Öğrenme İçin En Uygun İklim Kaygı Üretmeyen Çevredir
Kaygılanmak, mekanik olarak dikkati kaygı kaynağına odaklandırır, zihnin diğer tüm fonksiyonlarını işlevsiz hale getirir ve bilişsel süreçleri adeta felç eder.
Bu nedenle bir öğretmenin, öğrencilerine verebileceği ilk ve en önemli şey “onları kaygılandırmayacağına dair güven duygusudur”. Bu duyguyu öğrencilerde kararlı hale getirebilecek olan yegane kişi öğretmendir.
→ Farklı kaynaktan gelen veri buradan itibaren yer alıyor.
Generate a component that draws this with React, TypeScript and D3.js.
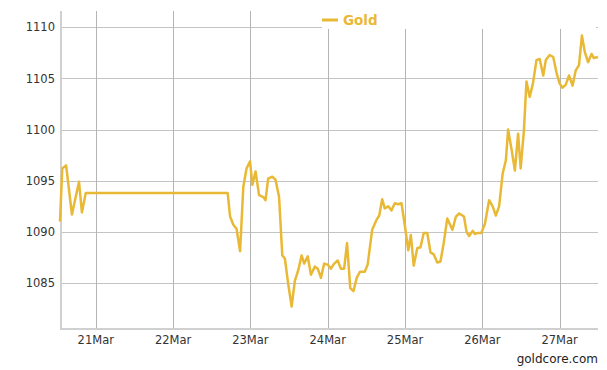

Öğrenme için en uygun iklim kaygı üretmeyen bir çevredir. Okulun ve öğretmenin ilk görevi öğrenciye bu çevreyi sağlamaktır.
Kaygılı bir öğrencinin bilişsel fonksiyonları işlevsiz hale geldiği için sorulara cevap verme potansiyeli zayıflar ya da ortadan kalkar. Sorularına cevap alamayan öğretmen, durumun farkında değilse öğrenciyi iyice kaygılandıracak tutumlar sergiler.
Böyle bir durumdaki öğrencinin öğrenim yaşamı tehdit altındadır. Zira öğrenci o an öğrenmeye, okula ve öğretmene dair “kalıcı olumsuz şemalar»” geliştirmektedir.
Eğitimciler olarak, yaşı kaç olursa olsun, “kaygılıyken bir insana bir şey öğretemeyeceğimizi, kaygılı insanın bildiklerini hatırlamada ve mevcut yeteneklerini kullanmakta zorlanacağını” sık sık hatırlamaya ihtiyacımız vardır.